Freezing environments will aid in destroying the leaf’s ability to push those anthocyanins to the forefront, preventing the red tones. This is why an early frost will end the colorful foliage. We had some patchy areas this fall, which may have created a few areas of lackluster color.
Drought during the growing season can cause the abscission layer to form early and cause the leaves to drop before they change color.
Heavy wind or rain can really stunt the beautiful fall foliage just by coming in and causing the leaves to fall before they fully develop color.
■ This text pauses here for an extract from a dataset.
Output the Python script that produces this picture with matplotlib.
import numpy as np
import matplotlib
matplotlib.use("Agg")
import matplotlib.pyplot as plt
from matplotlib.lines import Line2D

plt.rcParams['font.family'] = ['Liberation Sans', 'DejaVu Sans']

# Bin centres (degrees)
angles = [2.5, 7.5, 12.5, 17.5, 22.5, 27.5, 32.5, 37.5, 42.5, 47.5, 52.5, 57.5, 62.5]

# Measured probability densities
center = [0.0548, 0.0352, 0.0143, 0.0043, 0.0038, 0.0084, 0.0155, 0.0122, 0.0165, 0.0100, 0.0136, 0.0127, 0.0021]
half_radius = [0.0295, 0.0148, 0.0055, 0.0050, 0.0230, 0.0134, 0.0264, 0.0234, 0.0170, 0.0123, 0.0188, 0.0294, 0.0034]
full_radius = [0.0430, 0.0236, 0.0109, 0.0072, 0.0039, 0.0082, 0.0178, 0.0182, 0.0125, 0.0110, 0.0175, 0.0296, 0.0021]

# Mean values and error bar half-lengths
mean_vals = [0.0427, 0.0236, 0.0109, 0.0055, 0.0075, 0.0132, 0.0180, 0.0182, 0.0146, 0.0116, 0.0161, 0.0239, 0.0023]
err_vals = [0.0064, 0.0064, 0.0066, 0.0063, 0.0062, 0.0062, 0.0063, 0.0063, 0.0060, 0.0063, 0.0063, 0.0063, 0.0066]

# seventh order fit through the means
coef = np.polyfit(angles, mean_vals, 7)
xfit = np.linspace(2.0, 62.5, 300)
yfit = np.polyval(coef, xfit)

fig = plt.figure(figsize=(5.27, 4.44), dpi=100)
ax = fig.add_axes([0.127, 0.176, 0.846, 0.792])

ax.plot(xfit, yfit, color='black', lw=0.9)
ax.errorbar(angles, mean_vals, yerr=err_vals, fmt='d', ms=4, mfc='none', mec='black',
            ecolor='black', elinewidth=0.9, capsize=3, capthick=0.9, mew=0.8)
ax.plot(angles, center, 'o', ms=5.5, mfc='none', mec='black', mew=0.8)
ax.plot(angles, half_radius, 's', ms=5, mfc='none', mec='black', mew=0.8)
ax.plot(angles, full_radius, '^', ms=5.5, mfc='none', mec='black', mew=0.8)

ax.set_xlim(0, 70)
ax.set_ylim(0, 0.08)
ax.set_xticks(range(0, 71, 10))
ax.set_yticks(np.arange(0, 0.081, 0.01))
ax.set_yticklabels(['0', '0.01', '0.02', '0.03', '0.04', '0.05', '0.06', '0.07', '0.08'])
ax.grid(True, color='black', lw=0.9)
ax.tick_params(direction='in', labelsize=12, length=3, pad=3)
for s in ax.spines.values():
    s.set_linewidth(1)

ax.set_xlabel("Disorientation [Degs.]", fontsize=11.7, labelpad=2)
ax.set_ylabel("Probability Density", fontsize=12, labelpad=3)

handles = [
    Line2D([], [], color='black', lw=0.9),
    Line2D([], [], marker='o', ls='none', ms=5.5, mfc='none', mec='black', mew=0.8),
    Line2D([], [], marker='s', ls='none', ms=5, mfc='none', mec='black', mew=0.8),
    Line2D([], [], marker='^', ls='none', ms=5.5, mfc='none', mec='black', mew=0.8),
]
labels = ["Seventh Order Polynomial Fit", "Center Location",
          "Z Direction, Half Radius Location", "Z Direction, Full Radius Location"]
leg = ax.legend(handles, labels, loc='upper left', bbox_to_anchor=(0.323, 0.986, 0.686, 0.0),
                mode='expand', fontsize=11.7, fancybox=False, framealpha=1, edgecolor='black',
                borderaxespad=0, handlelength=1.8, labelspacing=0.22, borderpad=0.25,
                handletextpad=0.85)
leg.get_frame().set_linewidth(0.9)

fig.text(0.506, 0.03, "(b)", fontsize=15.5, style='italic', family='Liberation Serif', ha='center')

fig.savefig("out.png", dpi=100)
Now taking all of those factors into consideration, we can process the weather that we have seen so far this month and analyze what may have helped with bringing out some of the colors this fall. We will start with the wind, of recent, we have had some windy days. A few times we had some wind gusting to the 20 mph range, but overall, sustained wind speed this month has been about 6 mph over 20 days, with three days over 10 mph. That light wind during primetime leaf changing has helped keep those leaves intact.
How about the cool temperatures overnight? Well, that has definitely occurred this month and also towards the end of September if we look a little further back. With our average overnight temperature at about 43 degrees, but we had seven nights at 40 degrees or below. Typically for the month of October, we usually sit around 46 degrees for our low temperature. That cool overnight air may have helped support the colorful reds this fall.